A study released Tuesday by the Florida Public Interest Research Group and the consumer federation cast doubt on whether that growth is such a good thing.
The study found that payday lenders charge interest rates as much as 20 times higher than even the highest-rate credit cards and often charge more than 10 percent of a check’s value allowed by Florida law.
“The payday loan industry is the modern day equivalent of loan sharking,” said Florida PIRG director Mark Ferrulo. “People who have already maxed out their credit cards are clearly being taken advantage of with these loans.”
According to the consumer groups’ survey, the eight biggest payday lenders in the Tampa Bay area charge an average of 336 percent interest for short-term loans. Statewide, the average is 350 percent, Ferrulo said.
Lenders, on the other hand, argue that they charge 10 percent to 16 percent interest for the loans – a fair return given the risk involved in making loans to people with little money and few financial resources.
The difference between the study’s numbers and the lender’s numbers comes from the way interest is calculated. A $16 fee for a $100, two-week loan is 16 percent calculated according to simple interest. But extrapolated over a year, as it is with credit cards and other consumer loans, the $16 fee is equivalent to 417 percent interest.
“That’s outrageous,” Ferrulo said. “Even the highest-rate credit cards don’t charge more than 20 or 25 percent.”
In a typical payday loan, a consumer might write a $115, post-dated check to a lender in exchange for $100 cash immediately. The lender agrees not to cash the check until the consumer’s next payday, when there will be enough money in the account to cover it. If the consumer still can’t pay the loan on payday, some lenders agree to roll the account over until the following payday – for another $15 fee, of course.
If the consumer rolls the loan over several times, he or she could end up paying as much as $60 to finance the $100 loan.
Another thing that concerns consumer groups is the collection tactics used by some lenders, Ferrulo said.
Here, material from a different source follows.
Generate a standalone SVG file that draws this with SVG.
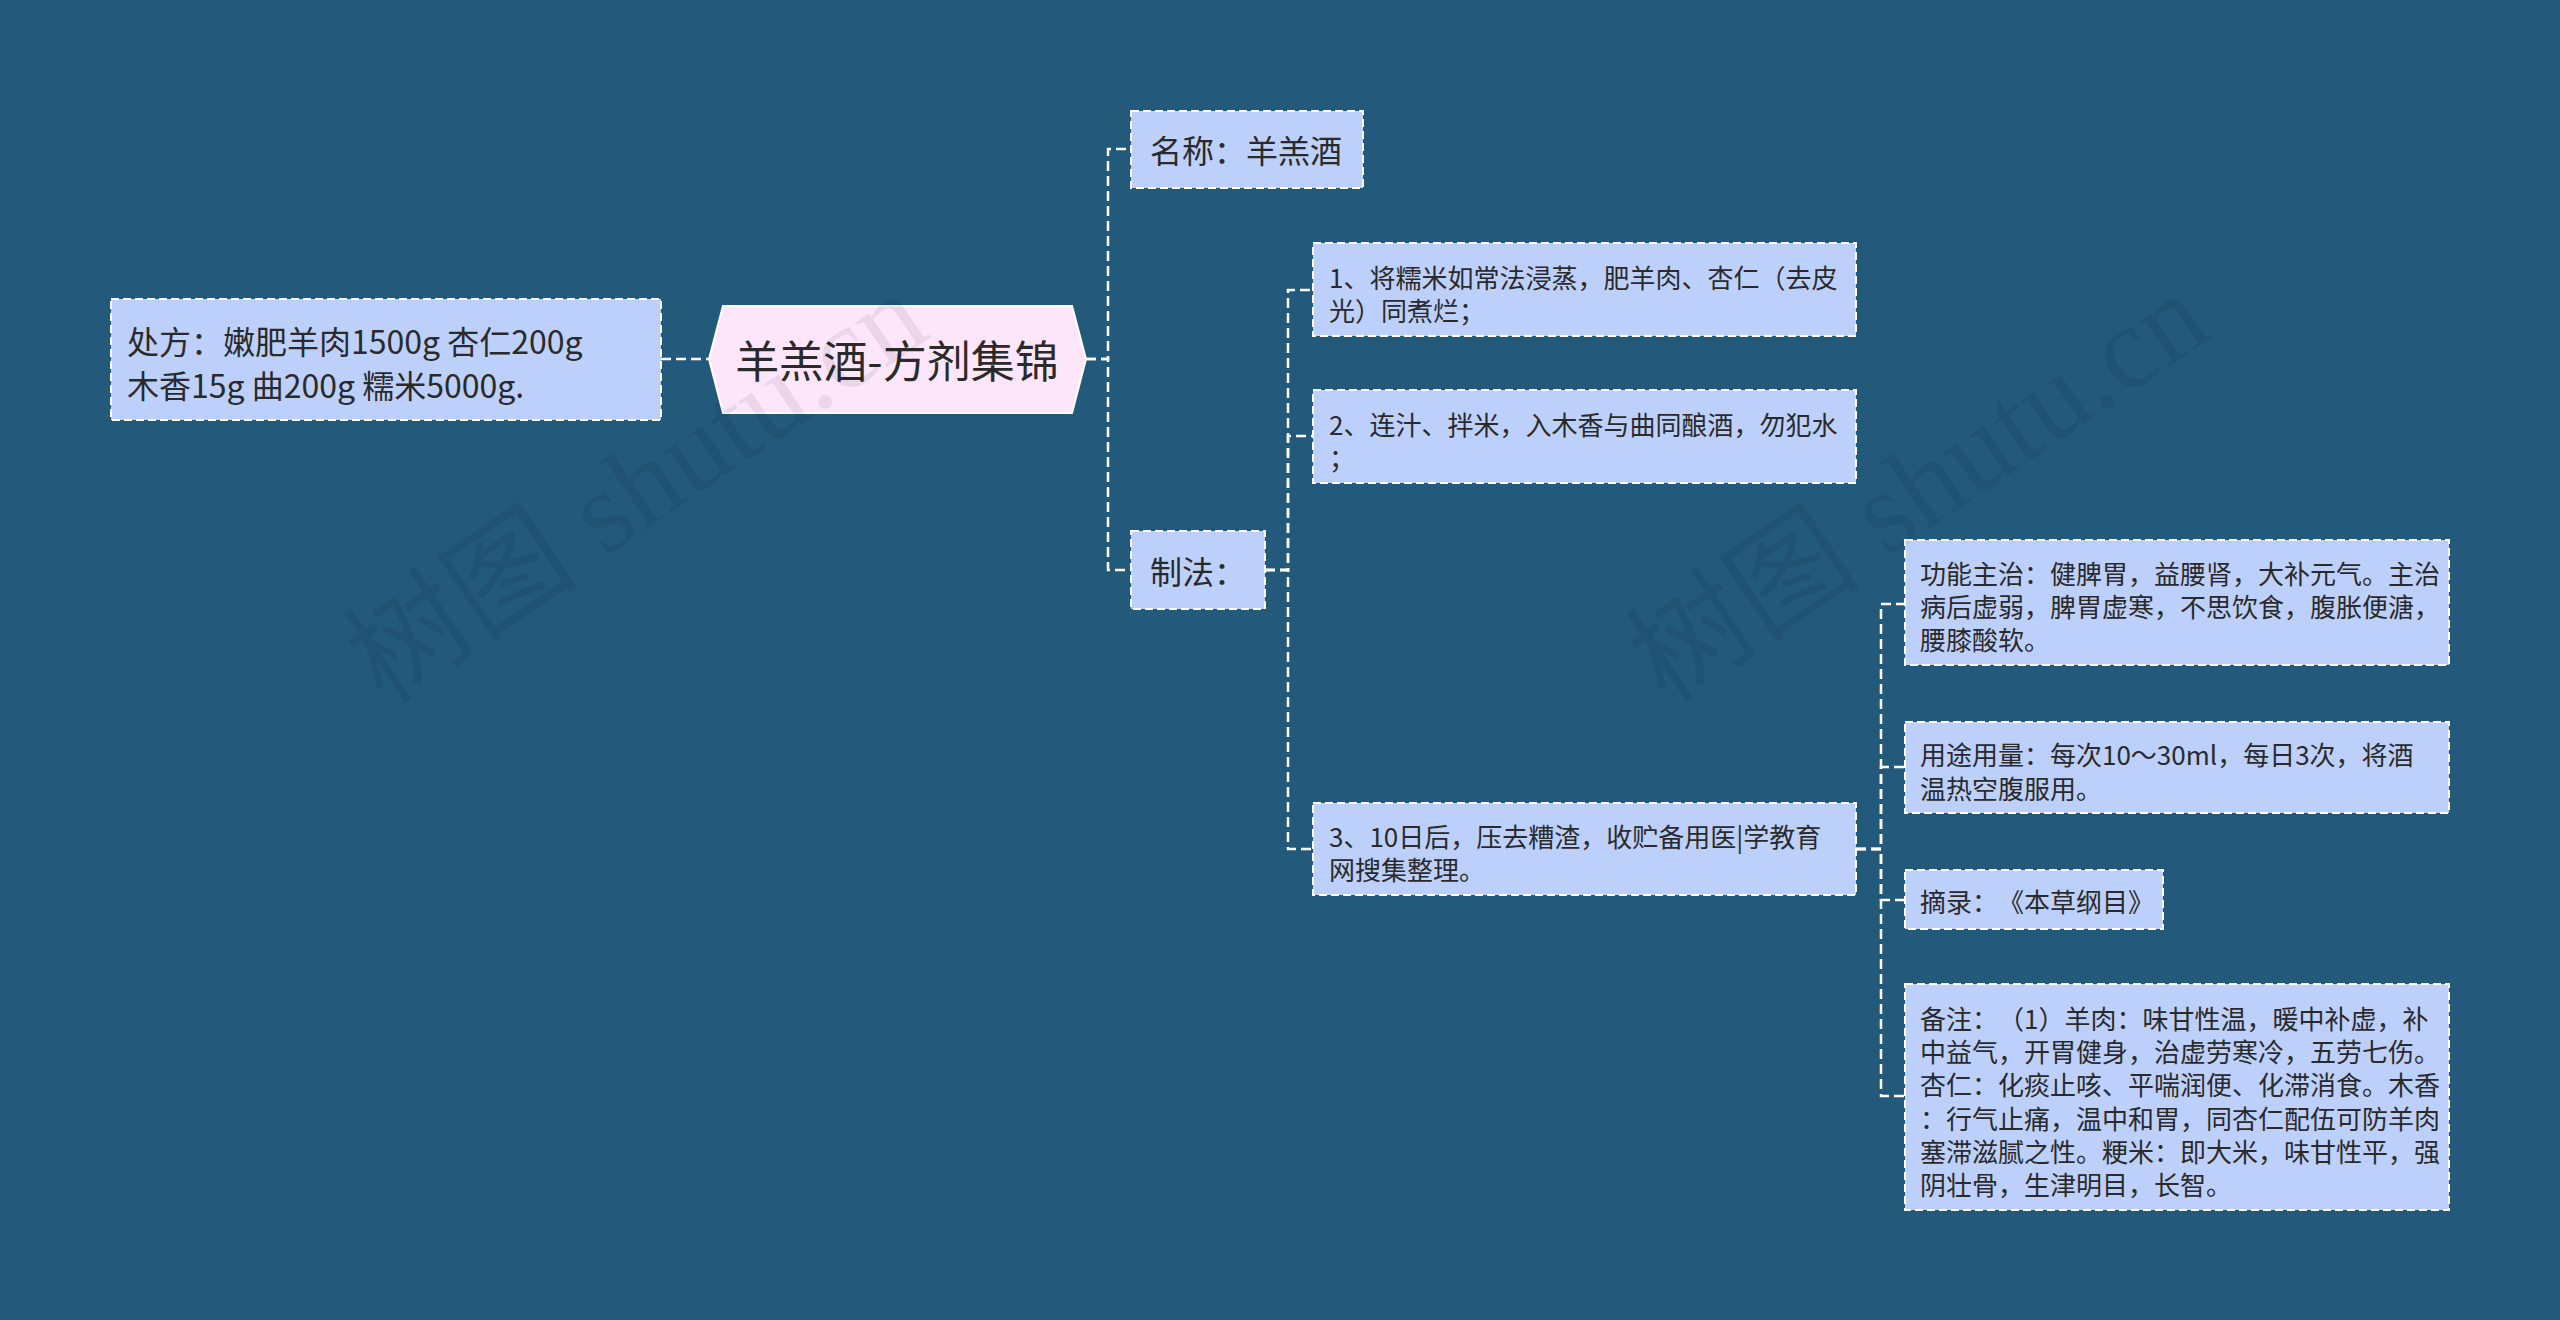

This summer, for example, state regulators shut down a Stuart lender for using fake Martin County Sheriff’s Office letterhead to threaten borrowers.
“The only way to check these kind of abuses is with stricter regulation of this fast-growing industry,” Ferrulo said. “The state of Florida needs to step up to the plate on this issue.”
Norrington said the fly-by-night lenders make the whole industry look bad.
“I applaud the states that have taken a look at the issue, come up with licensing procedures and asked that they be complied with,” he said. “Legitimate companies don’t have a problem with that.”